Thursday, December 19, 2013

Edward Said on Out of Place: A Memoir - Early Years in Palestine, Lebanon, and Egypt (1999)

Edward Wadie Said ( 1 November 1935 -- 25 September 2003) was a professor of English and Comparative Literature at Columbia University, a literary theorist, and a public intellectual who was a founding figure of the critical-theory field of Post-colonialism. Born a Palestinian Arab in the city of Jerusalem in Mandatory Palestine (1920--48), he was an American citizen through his father. Said was an advocate for the political and the human rights of the Palestinian people and has been described by the journalist Robert Fisk as their most powerful voice.
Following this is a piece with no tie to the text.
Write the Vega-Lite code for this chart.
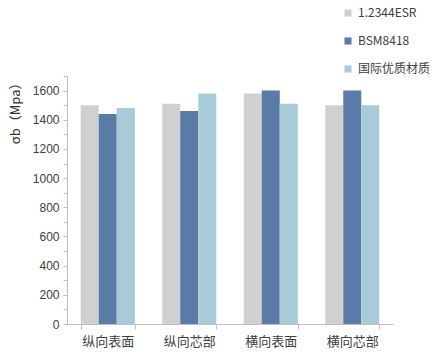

As a cultural critic, academic, and writer, Said is best known for the book Orientalism (1978), an analysis of the cultural representations that are the bases of Orientalism, a term he redefined to mean the Western study of Eastern cultures and, in general, the framework of how The West perceives and represents The East. He contended that Orientalist scholarship was, and remains, inextricably tied to the imperialist societies that produced it, which makes much of the work inherently political, servile to power, and therefore intellectually suspect. Orientalism is based upon Said's knowledge of colonial literature, literary theory, and post-structuralist theory. Orientalism, and his other thematically related works, proved influential in the fields of the humanities, especially in literary theory and in literary criticism. Orientalism proved especially influential upon the field of Middle Eastern studies, wherein it transformed the academic discourse of the field's practitioners, of how they examine, describe, and define the cultures of the Middle East. As a critic, he vigorously discussed and debated the cultural subjects comprised by Orientalism, especially as applied to and in the fields of history and area studies; nonetheless, some mainstream academics disagreed with Said's Orientalism thesis, most notably the Anglo-American Orientalist Bernard Lewis.

As a public intellectual, Said discussed contemporary politics and culture, literature and music in books, lectures, and articles. Drawing from his family experiences as Palestinian Christians in the Middle East at the time of the establishment of Israel in 1948, Said argued for the establishment of a Palestinian state, for equal political and human rights for the Palestinians in Israel—including the right of return—and for increased U.S. political pressure upon Israel to recognize, grant, and respect said rights. Moreover, he also criticized the political and cultural politics of the Arab and Muslim regimes who acted against the interests of their peoples. Intellectually active until the last months of his life, he died of leukemia in late 2003.

Edward Said was born on 1 November 1935, to Hilda Said and her husband, the businessman Wadie Said, in the city of Jerusalem in the British Mandate of Palestine (1920--48).[10] Edward's father was a Palestinian man who soldiered in the U.S. Army component of the Allied Expeditionary Force (1917--19), commanded by General John J. Pershing, in World War I; Wadie Said and his family were granted U.S. citizenship due to his military service, and after acquiring citizenship Wadie Said moved to Cleveland before returning to Palestine in 1920. His mother Hilda, who was born in Nazareth, had a Palestinian father and a Lebanese mother. After the war, in 1919, Wadie Said moved to Cairo and established a stationery business with a cousin. Although his parents practiced the Jerusalemite variety of Greek Orthodox Christianity, Edward was agnostic. He had four younger sisters.

Verso Books published Waiting for the Barbarians: A Tribute to Edward W. Said (2008), edited by Müge Gürsoy Sökmen and Bașak Ertür; the essayists include Akeel Bilgrami, Rashid Khalidi, and Elias Khoury. Routledge published Edward Said: The Charisma of Criticism (2010), by Harold Aram Veeser, a critical biography. The University of California Press published Edward Said: A Legacy of Emancipation and Representations (2010), edited by Adel Iskandar and Hakem Rustom, and featuring contributions about Said's intellectual legacy by Joseph Massad, Ilan Pappe, Ella Shohat, Ghada Karmi, Noam Chomsky, Gayatri Chakravorty Spivak, and Daniel Barenboim, among others.

Academic establishments such as Columbia University, the University of Warwick, Princeton University, the University of Adelaide, the American University of Cairo, and the Palestine Center have instituted annual series of lectures about the subjects, topics, and themes that Edward Said discussed in his works; notable among the speakers have been Daniel Barenboim, Noam Chomsky, Robert Fisk, and Cornel West.